Rail transport company Aurizon (ASX: AZJ), formerly QR National, has received a first strike against its remuneration report, and a backlash over options granted to CEO Lance Hockridge.
The granting of share options to Mr Hockridge was described by the Australian Shareholders Association (ASA) as 'excessive', considering he received a 34% rise in his total pay package to $6.1 million and making him one of the best paid CEOs in Australia.
19% of votes were cast against the performance rights, but 28% of shareholders voted against the remuneration report, delivering the company a 'first strike' and in danger of a board spill, should it receive a second strike.
It's not the first time Aurizon has been castigated over its remuneration reports either. The company has consistently received criticism from shareholders since it floated on the ASX three years ago.
Chairman John Prescott has faced calls to step down from the ASA, because it believed there needed to be "boardroom accountability after three successive years of remuneration controversy." Independent director Russell Caplan also received a large protest vote over his re-election, with 11% of votes against him.

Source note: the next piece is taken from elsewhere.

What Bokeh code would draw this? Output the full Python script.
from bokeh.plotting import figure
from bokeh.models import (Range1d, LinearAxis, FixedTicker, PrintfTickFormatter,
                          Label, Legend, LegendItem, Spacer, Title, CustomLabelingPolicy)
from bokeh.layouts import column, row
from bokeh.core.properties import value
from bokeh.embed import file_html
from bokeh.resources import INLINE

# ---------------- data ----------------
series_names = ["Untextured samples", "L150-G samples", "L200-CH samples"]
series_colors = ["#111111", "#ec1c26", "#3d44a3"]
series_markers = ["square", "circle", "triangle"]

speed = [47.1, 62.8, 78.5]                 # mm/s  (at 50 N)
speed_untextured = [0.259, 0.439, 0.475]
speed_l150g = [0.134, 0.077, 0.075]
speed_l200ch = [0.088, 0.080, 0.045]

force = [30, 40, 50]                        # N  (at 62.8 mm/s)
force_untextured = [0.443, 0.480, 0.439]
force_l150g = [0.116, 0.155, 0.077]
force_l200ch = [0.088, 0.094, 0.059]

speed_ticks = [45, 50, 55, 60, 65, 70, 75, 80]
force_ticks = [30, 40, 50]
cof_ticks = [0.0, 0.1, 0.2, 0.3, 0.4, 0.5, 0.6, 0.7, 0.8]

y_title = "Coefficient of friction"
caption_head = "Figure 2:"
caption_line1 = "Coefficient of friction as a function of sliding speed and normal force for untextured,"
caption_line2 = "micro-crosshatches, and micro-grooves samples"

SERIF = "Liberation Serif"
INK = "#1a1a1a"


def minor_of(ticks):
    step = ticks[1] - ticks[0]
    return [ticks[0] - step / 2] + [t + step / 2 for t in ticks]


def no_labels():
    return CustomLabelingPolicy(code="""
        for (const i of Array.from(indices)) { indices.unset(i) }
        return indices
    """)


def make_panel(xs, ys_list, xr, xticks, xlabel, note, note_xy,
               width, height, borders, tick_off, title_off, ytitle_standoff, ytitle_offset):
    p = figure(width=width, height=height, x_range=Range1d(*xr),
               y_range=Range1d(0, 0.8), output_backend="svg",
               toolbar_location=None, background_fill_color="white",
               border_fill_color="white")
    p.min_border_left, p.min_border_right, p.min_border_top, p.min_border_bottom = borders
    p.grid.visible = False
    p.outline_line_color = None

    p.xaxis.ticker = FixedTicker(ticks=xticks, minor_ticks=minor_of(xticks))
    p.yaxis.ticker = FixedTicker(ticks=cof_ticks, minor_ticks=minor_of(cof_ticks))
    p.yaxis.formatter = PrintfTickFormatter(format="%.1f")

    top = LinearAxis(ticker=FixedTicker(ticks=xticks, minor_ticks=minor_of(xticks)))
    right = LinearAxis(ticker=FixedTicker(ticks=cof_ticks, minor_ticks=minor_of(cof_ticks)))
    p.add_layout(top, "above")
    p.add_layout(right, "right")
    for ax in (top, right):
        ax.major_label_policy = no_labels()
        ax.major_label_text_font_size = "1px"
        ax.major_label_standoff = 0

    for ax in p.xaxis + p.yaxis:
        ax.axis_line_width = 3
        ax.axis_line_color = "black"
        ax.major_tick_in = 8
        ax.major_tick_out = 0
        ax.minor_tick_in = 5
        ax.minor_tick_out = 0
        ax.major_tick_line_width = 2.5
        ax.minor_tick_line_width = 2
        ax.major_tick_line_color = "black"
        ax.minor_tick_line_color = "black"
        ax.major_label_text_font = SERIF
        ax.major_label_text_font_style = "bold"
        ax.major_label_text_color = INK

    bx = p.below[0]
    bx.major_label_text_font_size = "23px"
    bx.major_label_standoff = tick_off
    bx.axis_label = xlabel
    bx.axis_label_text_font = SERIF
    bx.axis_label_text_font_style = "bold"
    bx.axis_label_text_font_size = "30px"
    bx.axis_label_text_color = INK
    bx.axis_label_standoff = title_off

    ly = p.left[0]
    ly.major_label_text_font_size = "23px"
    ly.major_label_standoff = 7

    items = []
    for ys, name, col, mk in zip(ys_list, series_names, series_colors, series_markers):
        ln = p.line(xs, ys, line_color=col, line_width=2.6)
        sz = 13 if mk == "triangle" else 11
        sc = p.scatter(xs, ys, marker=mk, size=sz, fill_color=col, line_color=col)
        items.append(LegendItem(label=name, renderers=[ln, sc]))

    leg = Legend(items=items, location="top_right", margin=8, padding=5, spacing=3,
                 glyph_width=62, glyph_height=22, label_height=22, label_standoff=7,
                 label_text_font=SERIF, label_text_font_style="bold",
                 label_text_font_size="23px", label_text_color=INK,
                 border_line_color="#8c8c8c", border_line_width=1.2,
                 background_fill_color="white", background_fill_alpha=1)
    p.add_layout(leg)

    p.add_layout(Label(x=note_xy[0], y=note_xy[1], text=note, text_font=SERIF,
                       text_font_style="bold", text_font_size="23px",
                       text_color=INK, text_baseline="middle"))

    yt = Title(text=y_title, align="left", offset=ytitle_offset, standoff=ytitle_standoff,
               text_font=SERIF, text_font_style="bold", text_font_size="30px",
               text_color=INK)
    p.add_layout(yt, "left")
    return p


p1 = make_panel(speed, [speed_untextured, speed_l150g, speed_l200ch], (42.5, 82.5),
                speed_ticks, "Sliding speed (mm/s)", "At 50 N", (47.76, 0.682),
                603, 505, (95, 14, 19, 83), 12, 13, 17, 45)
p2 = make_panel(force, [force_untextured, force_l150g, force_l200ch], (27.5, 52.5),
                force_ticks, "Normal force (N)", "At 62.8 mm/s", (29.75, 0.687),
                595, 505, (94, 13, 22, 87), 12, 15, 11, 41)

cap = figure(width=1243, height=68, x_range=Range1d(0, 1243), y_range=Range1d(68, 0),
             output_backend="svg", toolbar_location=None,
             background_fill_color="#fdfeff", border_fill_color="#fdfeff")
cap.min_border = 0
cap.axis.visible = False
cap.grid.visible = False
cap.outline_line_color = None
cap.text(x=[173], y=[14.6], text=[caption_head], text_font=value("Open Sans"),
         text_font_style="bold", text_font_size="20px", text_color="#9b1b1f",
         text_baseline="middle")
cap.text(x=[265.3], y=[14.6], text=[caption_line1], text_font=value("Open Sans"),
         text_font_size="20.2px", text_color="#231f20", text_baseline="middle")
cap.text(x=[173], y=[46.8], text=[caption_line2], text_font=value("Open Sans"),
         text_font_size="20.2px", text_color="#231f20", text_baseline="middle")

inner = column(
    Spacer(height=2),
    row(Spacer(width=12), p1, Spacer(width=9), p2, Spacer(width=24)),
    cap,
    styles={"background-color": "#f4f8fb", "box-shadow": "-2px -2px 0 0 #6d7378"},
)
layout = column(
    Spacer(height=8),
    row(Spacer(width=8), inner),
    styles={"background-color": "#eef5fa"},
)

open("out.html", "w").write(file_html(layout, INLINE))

Proxy adviser to institutional investors, ISS had also called for a no-vote on the remuneration package, because Aurizon has not raised the hurdles for long-term bonuses after starting a $1.1 billion buyback of shares in October last year. Buybacks tend to raise earnings per share, as there are less shares on issue, but earnings per share is also a key measure of remuneration for Aurizon executives. It means executives have to do very little to see earnings per share rise, to achieve their targets and getting paid their bonuses.
Aurizon attempted to justify the remuneration package by citing that its top 80 managers would not receive any increase in their fixed pay this year. I wonder how they feel about the CEO's increase, but then again maybe they will receive bonuses instead.
And it does seem that directors' interests are not aligned with shareholders. Despite having more than 2.1 billion shares on offer, directors only hold slightly more than 1 million shares collectively.
Aurizon is not the only company to feel the wrath of shareholders. SCA Property Group (ASX: SCP), Southern Cross Media (ASX: SXL) and Super Retail Group (ASX: SUL) all received first strikes this AGM season.
Foolish takeaway
When directors don't appear to be acting in shareholders' best interests, it's a reminder that they may also not be acting in the best interests of the company. Add in directors holding very little of their own cash at stake and Aurizon is one company retail shareholders might want to pass by.